Noise Texture Node
The Noise Texture node evaluates a fractal Perlin noise at the input texture coordinates. It can be used for a single Perlin noise evaluation, or for combining multiple octaves (layers) with increasingly finer detail.
The inputs are dynamic, they become available if needed depending on the node properties.
Texture coordinate to evaluate the noise at; defaults to Generated texture coordinates if the socket is left unconnected.
Texture coordinate to evaluate the noise at.
Scale of the base noise octave.
Number of noise octaves. The fractional part of the input is multiplied by the magnitude of the highest octave. Higher number of octaves corresponds to a higher render time.
Blend between a smoother noise pattern, and rougher with sharper peaks.
The difference between the scale of each two consecutive octaves. Larger values corresponds to larger scale for higher octaves.
An added offset to each octave, determines the level where the highest octave will appear.
An extra multiplier to tune the magnitude of octaves.
Amount of distortion.
The dimensions of the space to evaluate the noise in.
Evaluate the noise in 1D space at the input W.
Evaluate the noise in 2D space at the input Vector. The Z component is ignored.
Evaluate the noise in 3D space at the input Vector.
Evaluate the noise in 4D space at the input Vector and the input W as the fourth dimension.
Higher dimensions corresponds to higher render time, so lower dimensions should be used unless higher dimensions are necessary.
If enabled, ensures that the output values stay in the range 0.0 to 1.0. When disabled, output values are in the range -1.0 to 1.0.
Type of Noise texture, with different ways to combine octaves.
Fractal Brownian motion, produces a homogeneous and isotropic result. Values from octaves are added together.
More uneven, varying by location similar to real terrain. Values from octaves are multiplied together.
- Hybrid Multifractal:
Creates peaks and valleys with different roughness values, like real mountains rise out of flat plains. Combines octaves using both addition and multiplication.
- Ridged Multifractal:
Creates sharp peaks.
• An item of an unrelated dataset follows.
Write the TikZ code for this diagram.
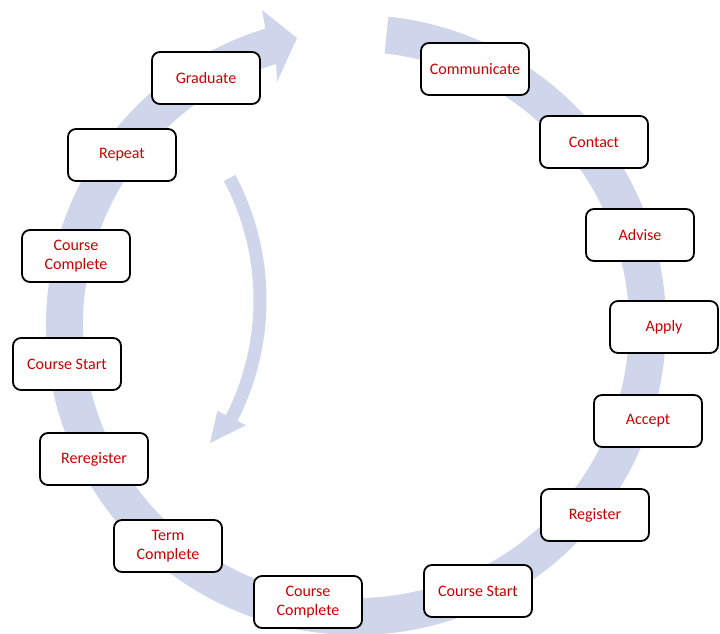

Calculates the absolute value of the noise, creating “canyons”, and then flips the surface upside down.
- Hetero Terrain:
Similar to Hybrid Multifractal creates a heterogeneous terrain, but with the likeness of river channels.
Value of fractal noise.
Color with different fractal noise in each component.
While the noise is random in nature, it follows a certain pattern that might not evaluate to random values in some configurations. For instance, consider the following configuration where a grid of objects have a material that evaluates a noise texture at their locations. One might expect the objects to have random values since they have different locations, but this is not the case.
It seems all objects have a value of 0.5. To understand why this happens, let us look at the following plot of a 1D noise texture.
The horizontal line denotes a value of 0.5 and the vertical lines denotes whole numbers assuming a noise scale of 1. As can be seen, the noise always intersects the 0.5 line at whole numbers. Since the aforementioned objects were distributed on a grid and have whole number locations, they all evaluate to 0.5. Which explains the issue at hand.
Generally, any discrete evaluation of noise at integer multiples of the reciprocal of the noise scale will always evaluate to 0.5. It also follows that evaluations closer to that will have values close to 0.5. In such cases, it is almost always preferred to use the White Noise Texture.
Regardless, one can mitigate this issue in a number of ways:
Adjust the scale of the noise to avoid aligning the noise with the evaluation domain.
Add an arbitrary offset to the texture coordinates to break the alignment with the evaluation domain.
Evaluate the noise at a higher dimension and adjust the extra dimension until a satisfactory result is achieved.
Similarly, in other configurations, one might experience some banding patterns in the noise, where there are bands of high contrast areas followed by banding of low contrast areas. For instance, planar surfaces that are slightly tilted along one of the axis will have such a banding pattern.
This happens because the slight tilt along one of the axis causes values along the perpendicular axis to change very slowly making the grid structure of the noise more apparent. The easiest way to mitigate this issue to rotate the coordinates by an arbitrary amount.